Photography By: Robert Cairns
Pasta lovers rejoice! This pumpkin alfredo puts a fall twist on pasta sauce. The best part? You can use this dairy-free alfredo sauce on any kind of pasta you like!
- ¼ cup minced shallots
- 2 tbsp olive oil
- ½ tbsp minced garlic
- 1 tsp ground sage
- 1 tbsp arrowroot flour
- 1 cup pumpkin purée
- 1 ¾ cups unsweetened almond milk
- ¼ cup nutritional yeast
- Salt and pepper, to taste
- 6-9 cups cooked pasta of choice
- Over medium heat, in a large pan, sauté minced shallots in olive oil until they become translucent, which should take about 2 minutes.
- Add in minced garlic and sage. Sauté until fragrant, which usually takes about 2 minutes.
- Stir in arrowroot flour and pumpkin purée. Reduce the heat to low and cook until the mixture is heated through, approximately 5 minutes.
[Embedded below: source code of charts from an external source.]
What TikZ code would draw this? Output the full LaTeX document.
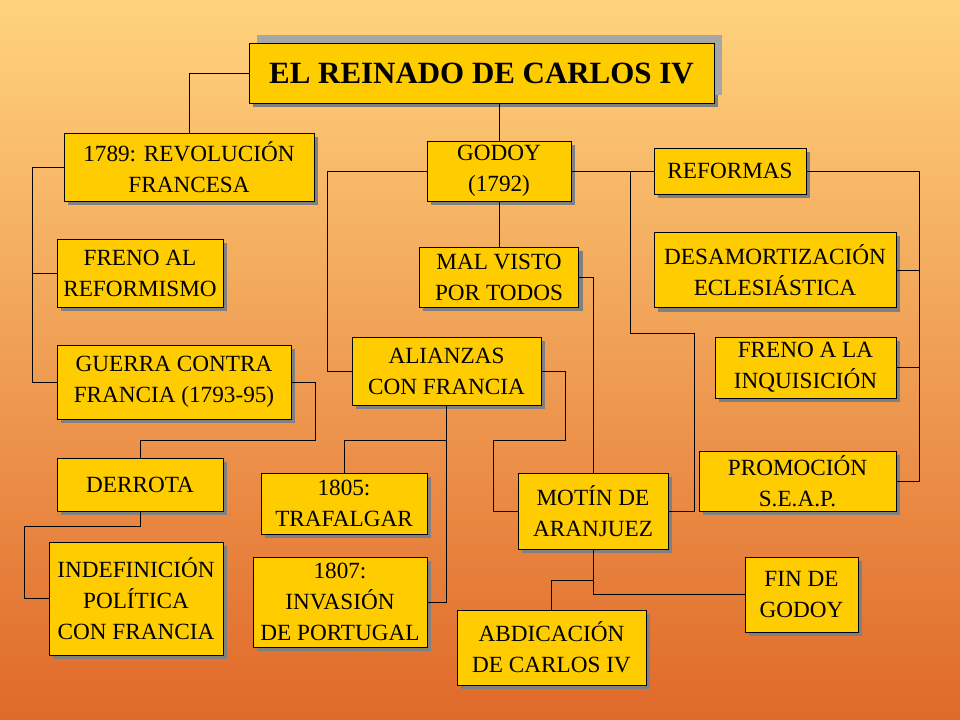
\documentclass[tikz,border=0pt]{standalone}
\usepackage{fontspec}
\setmainfont{Liberation Serif}
\usetikzlibrary{positioning, calc, shadows}

\definecolor{boxyellow}{HTML}{FFCC00}
\definecolor{bgtop}{HTML}{FFD37D}
\definecolor{bgbottom}{HTML}{E0692A}

\tikzset{
    item/.style={draw, thin, fill=boxyellow, align=center, inner sep=1pt,
        font=\fontsize{16.5}{22}\selectfont,
        drop shadow={shadow xshift=0.1cm, shadow yshift=-0.1cm, fill=black!50, opacity=1}},
    titlebox/.style={item, font=\fontsize{22}{26}\selectfont\bfseries,
        drop shadow={shadow xshift=0.2cm, shadow yshift=0.2cm, fill=black!35, opacity=1}},
    link/.style={draw, line width=0.6pt}
}

\begin{document}
\begin{tikzpicture}[x=0.025cm, y=-0.025cm]
    % Background
    \shade[top color=bgtop, bottom color=bgbottom] (0,0) rectangle (960,720);
    \useasboundingbox (0,0) rectangle (960,720);

    % Title
    \node[titlebox, minimum width=11.625cm, minimum height=1.5cm] (title) at (481.5,73) {EL REINADO DE CARLOS IV};

    % Left branch
    \node[item, minimum width=6.25cm, minimum height=1.7cm] (rev) at (189,167) {1789: REVOLUCIÓN\\FRANCESA};
    \node[item, minimum width=4.15cm, minimum height=1.7cm] (frenoal) at (140,273) {FRENO AL\\REFORMISMO};
    \node[item, minimum width=5.85cm, minimum height=1.85cm] (guerra) at (174,382) {GUERRA CONTRA\\FRANCIA (1793-95)};
    \node[item, minimum width=4.15cm, minimum height=1.325cm] (derrota) at (140,484.5) {DERROTA};
    \node[item, minimum width=4.35cm, minimum height=2.825cm] (indef) at (136,598.5) {INDEFINICIÓN\\POLÍTICA\\CON FRANCIA};

    % Middle branch
    \node[item, minimum width=3.6cm, minimum height=1.5cm] (godoy) at (499,171) {GODOY\\(1792)};
    \node[item, minimum width=3.975cm, minimum height=1.5cm] (malvisto) at (499,277) {MAL VISTO\\POR TODOS};
    \node[item, minimum width=4.725cm, minimum height=1.7cm] (alianzas) at (446.5,371) {ALIANZAS\\CON FRANCIA};
    \node[item, minimum width=4.15cm, minimum height=1.525cm] (trafalgar) at (344,503.5) {1805:\\TRAFALGAR};
    \node[item, minimum width=4.35cm, minimum height=2.25cm] (invasion) at (340,602) {1807:\\INVASIÓN\\DE PORTUGAL};
    \node[item, minimum width=3.75cm, minimum height=1.9cm] (motin) at (593,511) {MOTÍN DE\\ARANJUEZ};
    \node[item, minimum width=4.725cm, minimum height=1.875cm] (abdic) at (551.5,647.5) {ABDICACIÓN\\DE CARLOS IV};
    \node[item, minimum width=2.825cm, minimum height=1.875cm] (fin) at (801.5,594.5) {FIN DE\\GODOY};

    % Right branch
    \node[item, minimum width=3.8cm, minimum height=1.15cm] (reformas) at (730,171) {REFORMAS};
    \node[item, minimum width=6.05cm, minimum height=1.875cm] (desamort) at (775,270) {DESAMORTIZACIÓN\\ECLESIÁSTICA};
    \node[item, minimum width=4.525cm, minimum height=1.525cm] (frenoinq) at (805.5,367.5) {FRENO A LA\\INQUISICIÓN};
    \node[item, minimum width=4.925cm, minimum height=1.5cm] (promo) at (797.5,481) {PROMOCIÓN\\S.E.A.P.};

    % Connectors
    \coordinate (split) at (630,171);
    \draw[link] (title.west) -| (rev.north);
    \draw[link] (godoy.north) -- (godoy.north |- title.south);
    \draw[link] (rev.west) -- ++(-31,0) |- (guerra.west);
    \draw[link] (frenoal.west) -- ++(-24,0);
    \draw[link] (guerra.east) -| (315,440) -| (derrota.north);
    \draw[link] (derrota.south) -- ++(0,15) -| ($(indef.west)+(-24,0)$) -- (indef.west);
    \draw[link] (godoy.west) -| ($(alianzas.west)+(-24,0)$) -- (alianzas.west);
    \draw[link] (godoy.south) -- (malvisto.north);
    \draw[link] (godoy.east) -- (reformas.west);
    \draw[link] (split) |- (694,333) |- (motin.east);
    \draw[link] (malvisto.east) -| (motin.north);
    \draw[link] (reformas.east) -| ($(promo.east)+(23,0)$) -- (promo.east);
    \draw[link] (desamort.east) -- ++(23,0);
    \draw[link] (frenoinq.east) -- ++(23,0);
    \draw[link] (alianzas.south) |- (invasion.east);
    \draw[link] (alianzas.south) -- ++(0,35) -| (trafalgar.north);
    \draw[link] (alianzas.east) -| (565,440) -| ($(motin.west)+(-24,0)$) -- (motin.west);
    \draw[link] (motin.south) |- (fin.west);
    \draw[link] (motin.south) -- ++(0,31) -| (abdic.north);
\end{tikzpicture}
\end{document}
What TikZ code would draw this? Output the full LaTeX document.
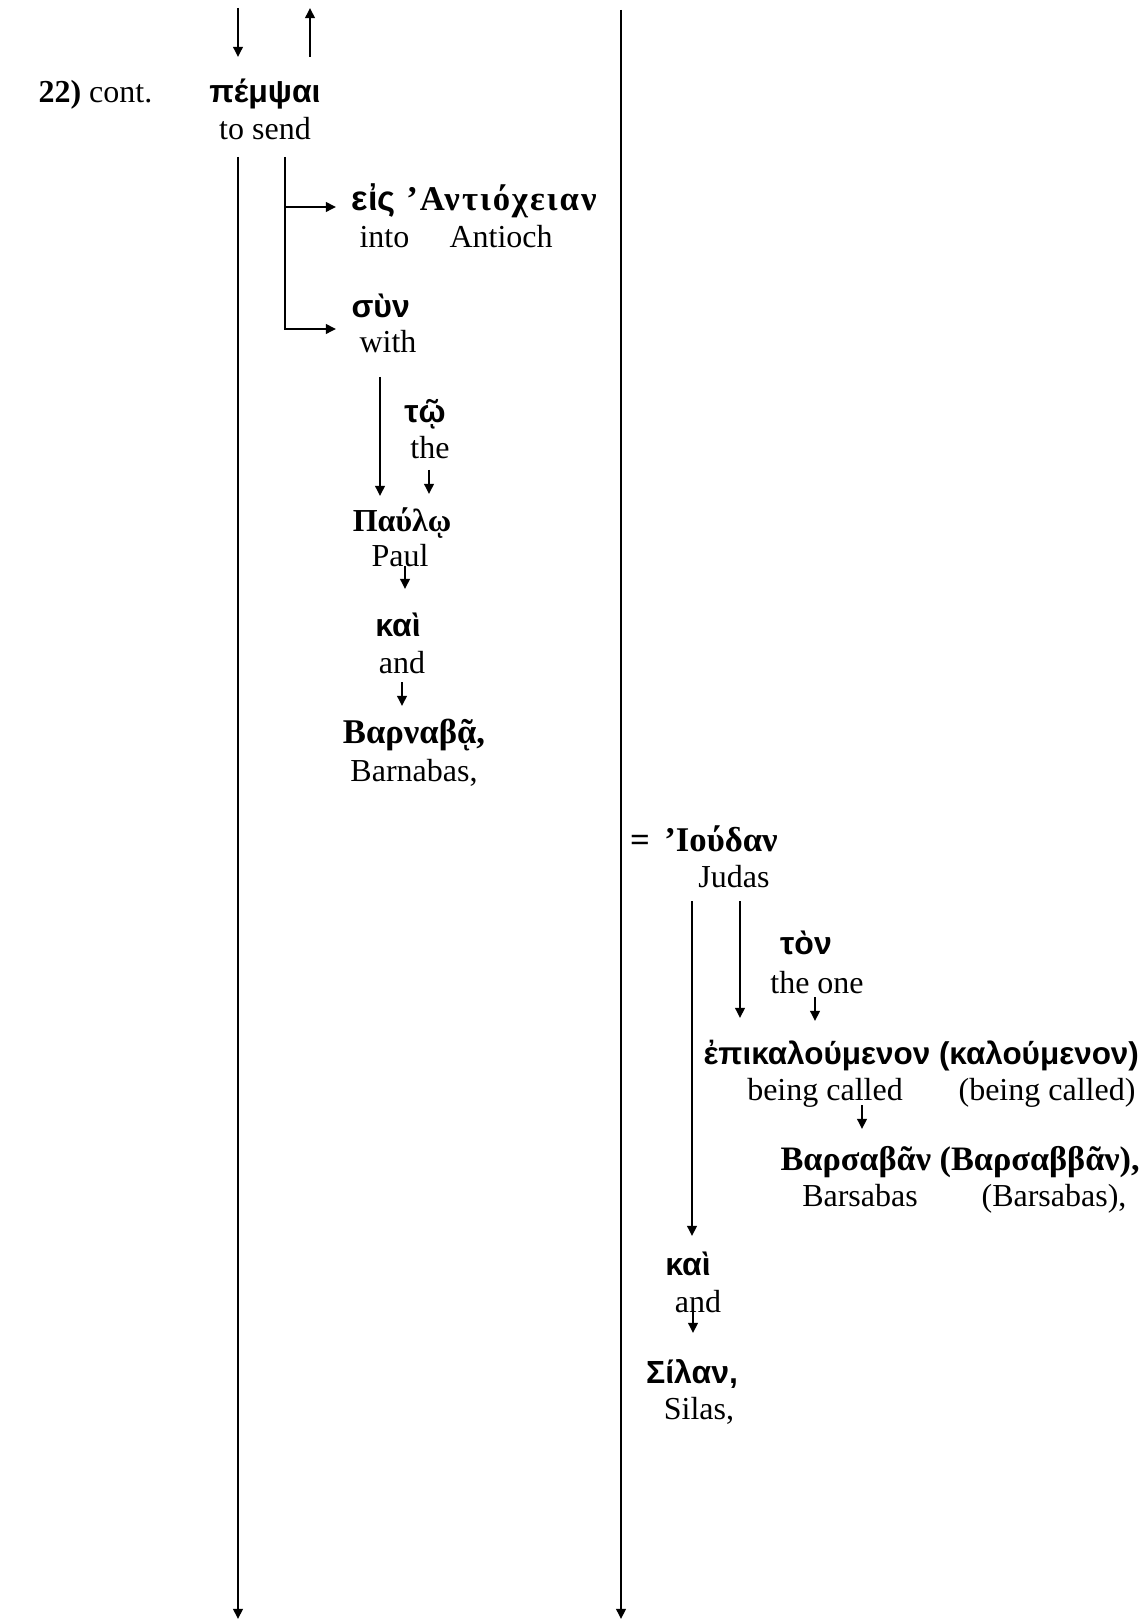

- Increase the heat to medium and slowly pour in ¼ cup of almond milk at a time, stirring constantly.
- Next, stir in nutritional yeast and simmer for 10 minutes, allowing the flavors to meld and the sauce to thicken.
- Season the sauce with salt and pepper to your taste, and allow it to cool before blending.
- Once the sauce has cooled enough, blend it thoroughly to achieve the right consistency. If necessary, you can add additional almond milk to adjust the sauce to your desired thickness.
- Serve the sauce over your chef’s choice of pasta and enjoy!